# Task instructions
Leaving out every picture, copy the lines of the data exactly, from the first through the line containing "var allColors = [sedationColors, boneGraftColors];".

--- start Material provided ---

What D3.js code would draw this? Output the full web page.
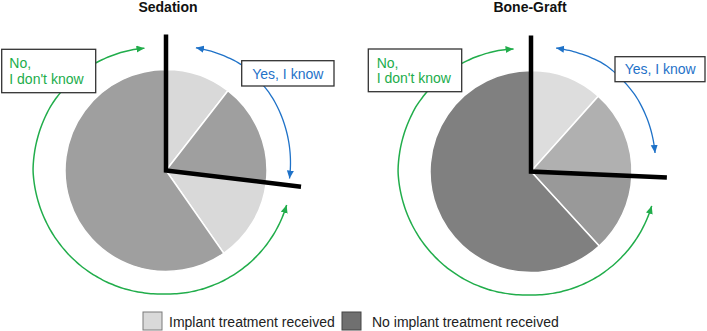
<!DOCTYPE html>
<html>
<head>
<meta charset="utf-8">
<script src="https://cdn.jsdelivr.net/npm/d3@7"></script>
<style>
  body { margin: 0; background: #fff; }
  text { font-family: Arial, "Liberation Sans", Helvetica, sans-serif; }
</style>
</head>
<body>
<script>
// Chart data (percent of respondents, clockwise from 12 o'clock)
var chartTitles = ["Sedation", "Bone-Graft"];
var sliceLabels = ["Yes - implant received", "Yes - no implant", "No - implant received", "No - no implant"];
var sedationValues = [10.5, 16.4, 13.4, 59.7];
var boneGraftValues = [11.6, 14.1, 12.5, 61.8];
var legendLabels = ["Implant treatment received", "No implant treatment received"];
var noLabel = ["No,", "I don't know"];
var yesLabel = "Yes, I know";

// Colours of each slice, as drawn
var sedationColors = ["#d9d9d9", "#9f9f9f", "#d9d9d9", "#9f9f9f"];
var boneGraftColors = ["#dddddd", "#b0b0b0", "#999999", "#808080"];
var legendColors = ["#d9d9d9", "#707070"];
var green = "#21ad4b";
var blue = "#1f72c8";

var svgWidth = 707;
var svgHeight = 331;
var radius = 101;
var lineLength = 136;

// Per-chart layout (annotation boxes and arrow angles in degrees)
var layouts = [
  { cx: 166, cy: 170.5, titleX: 168,
    noBox: { x: 1.7, y: 49.3, w: 94, h: 43.4, tx: 9.3, ty: [68.3, 84] },
    yesBox: { x: 241.7, y: 60.7, w: 92.3, h: 25.3, tx: 287.8, ty: 79.3 },
    yesArrow: [13.7, 94.2], noArrow: [106, 350.3] },
  { cx: 531, cy: 171.5, titleX: 530,
    noBox: { x: 368.3, y: 49, w: 93.4, h: 42.7, tx: 376.7, ty: [67.7, 83.3] },
    yesBox: { x: 615, y: 56.7, w: 90, h: 25, tx: 660.2, ty: 74 },
    yesArrow: [11.5, 83.2], noArrow: [105.9, 352.3] }
];
var allValues = [sedationValues, boneGraftValues];
var allColors = [sedationColors, boneGraftColors];

var svg = d3.select("body")
  .append("svg")
  .attr("width", svgWidth)
  .attr("height", svgHeight);

// arrowhead markers
var defs = svg.append("defs");
[["green", green], ["blue", blue]].forEach(function(m) {
  defs.append("marker")
    .attr("id", "arrow-" + m[0])
    .attr("markerUnits", "userSpaceOnUse")
    .attr("markerWidth", 9)
    .attr("markerHeight", 8)
    .attr("refX", 8)
    .attr("refY", 3.5)
    .attr("orient", "auto-start-reverse")
    .append("path")
    .attr("d", "M0,0 L8,3.5 L0,7 Z")
    .attr("fill", m[1]);
});

var pie = d3.pie().sort(null).value(d => d);
var arc = d3.arc().innerRadius(0).outerRadius(radius);
var rad = d => d * Math.PI / 180;

// radius of the hand-drawn arrows along their angle
var noRadius = d3.scaleLinear().domain([106, 182, 270, 300, 327, 351]).range([125.5, 123.5, 133, 132, 128.5, 124]);
var yesRadius = d3.scaleLinear().domain([12, 35, 55, 92]).range([126, 130, 129, 124]);

var radialLine = d3.lineRadial()
  .angle(d => rad(d[0]))
  .radius(d => d[1])
  .curve(d3.curveBasis);

chartTitles.forEach(function(title, i) {
  var lay = layouts[i];
  var g = svg.append("g").attr("transform", `translate(${lay.cx}, ${lay.cy})`);
  var slices = pie(allValues[i]);

  // pie slices
  g.selectAll("path.slice")
    .data(slices)
    .enter()
    .append("path")
    .attr("class", "slice")
    .attr("d", arc)
    .attr("fill", (d, j) => allColors[i][j])
    .attr("stroke", "#fff")
    .attr("stroke-width", 1.5);

  // black lines splitting "Yes" from "No"
  var yesEnd = slices[1].endAngle;
  var p0 = d3.pointRadial(0, lineLength);
  var p1 = d3.pointRadial(yesEnd, lineLength);
  g.append("path")
    .attr("d", `M${p0[0]},${p0[1]} L0,0 L${p1[0]},${p1[1]}`)
    .attr("fill", "none")
    .attr("stroke", "#000")
    .attr("stroke-width", 4.5)
    .attr("stroke-linejoin", "miter");

  // double-headed arrows
  var noPts = d3.range(lay.noArrow[0], lay.noArrow[1] + 0.01, 2).map(a => [a, noRadius(a)]);
  g.append("path")
    .attr("d", radialLine(noPts))
    .attr("fill", "none")
    .attr("stroke", green)
    .attr("stroke-width", 1.5)
    .attr("marker-start", "url(#arrow-green)")
    .attr("marker-end", "url(#arrow-green)");

  var yesPts = d3.range(lay.yesArrow[0], lay.yesArrow[1] + 0.01, 2).map(a => [a, yesRadius(a)]);
  g.append("path")
    .attr("d", radialLine(yesPts))
    .attr("fill", "none")
    .attr("stroke", blue)
    .attr("stroke-width", 1.3)
    .attr("marker-start", "url(#arrow-blue)")
    .attr("marker-end", "url(#arrow-blue)");

  // title
  svg.append("text")
    .attr("x", lay.titleX)
    .attr("y", 12)
    .attr("text-anchor", "middle")
    .style("font-size", "14px")
    .style("font-weight", "bold")
    .attr("fill", "#111")
    .text(title);

  // "No, I don't know" box
  var nb = lay.noBox;
  svg.append("rect")
    .attr("x", nb.x).attr("y", nb.y)
    .attr("width", nb.w).attr("height", nb.h)
    .attr("fill", "#fff")
    .attr("stroke", "#333")
    .attr("stroke-width", 1.3);
  noLabel.forEach(function(t, k) {
    svg.append("text")
      .attr("x", nb.tx)
      .attr("y", nb.ty[k])
      .style("font-size", "14px")
      .attr("fill", green)
      .text(t);
  });

  // "Yes, I know" box
  var yb = lay.yesBox;
  svg.append("rect")
    .attr("x", yb.x).attr("y", yb.y)
    .attr("width", yb.w).attr("height", yb.h)
    .attr("fill", "#fff")
    .attr("stroke", "#333")
    .attr("stroke-width", 1.3);
  svg.append("text")
    .attr("x", yb.tx)
    .attr("y", yb.ty)
    .attr("text-anchor", "middle")
    .style("font-size", "14px")
    .attr("fill", blue)
    .text(yesLabel);
});

// legend
var legendX = [143, 342];
var legend = svg.append("g");
legendLabels.forEach(function(label, i) {
  legend.append("rect")
    .attr("x", legendX[i])
    .attr("y", 312)
    .attr("width", 19)
    .attr("height", 18)
    .attr("fill", legendColors[i])
    .attr("stroke", i === 0 ? "#7a7a7a" : "#444")
    .attr("stroke-width", 1);
  legend.append("text")
    .attr("x", legendX[i] + (i === 0 ? 26 : 30))
    .attr("y", 326.5)
    .style("font-size", "14px")
    .attr("fill", "#222")
    .text(label);
});
</script>
</body>
</html>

--- end Material provided ---

# Output for this task
What D3.js code would draw this? Output the full web page.
<!DOCTYPE html>
<html>
<head>
<meta charset="utf-8">
<script src="https://cdn.jsdelivr.net/npm/d3@7"></script>
<style>
  body { margin: 0; background: #fff; }
  text { font-family: Arial, "Liberation Sans", Helvetica, sans-serif; }
</style>
</head>
<body>
<script>
// Chart data (percent of respondents, clockwise from 12 o'clock)
var chartTitles = ["Sedation", "Bone-Graft"];
var sliceLabels = ["Yes - implant received", "Yes - no implant", "No - implant received", "No - no implant"];
var sedationValues = [10.5, 16.4, 13.4, 59.7];
var boneGraftValues = [11.6, 14.1, 12.5, 61.8];
var legendLabels = ["Implant treatment received", "No implant treatment received"];
var noLabel = ["No,", "I don't know"];
var yesLabel = "Yes, I know";

// Colours of each slice, as drawn
var sedationColors = ["#d9d9d9", "#9f9f9f", "#d9d9d9", "#9f9f9f"];
var boneGraftColors = ["#dddddd", "#b0b0b0", "#999999", "#808080"];
var legendColors = ["#d9d9d9", "#707070"];
var green = "#21ad4b";
var blue = "#1f72c8";

var svgWidth = 707;
var svgHeight = 331;
var radius = 101;
var lineLength = 136;

// Per-chart layout (annotation boxes and arrow angles in degrees)
var layouts = [
  { cx: 166, cy: 170.5, titleX: 168,
    noBox: { x: 1.7, y: 49.3, w: 94, h: 43.4, tx: 9.3, ty: [68.3, 84] },
    yesBox: { x: 241.7, y: 60.7, w: 92.3, h: 25.3, tx: 287.8, ty: 79.3 },
    yesArrow: [13.7, 94.2], noArrow: [106, 350.3] },
  { cx: 531, cy: 171.5, titleX: 530,
    noBox: { x: 368.3, y: 49, w: 93.4, h: 42.7, tx: 376.7, ty: [67.7, 83.3] },
    yesBox: { x: 615, y: 56.7, w: 90, h: 25, tx: 660.2, ty: 74 },
    yesArrow: [11.5, 83.2], noArrow: [105.9, 352.3] }
];
var allValues = [sedationValues, boneGraftValues];
var allColors = [sedationColors, boneGraftColors];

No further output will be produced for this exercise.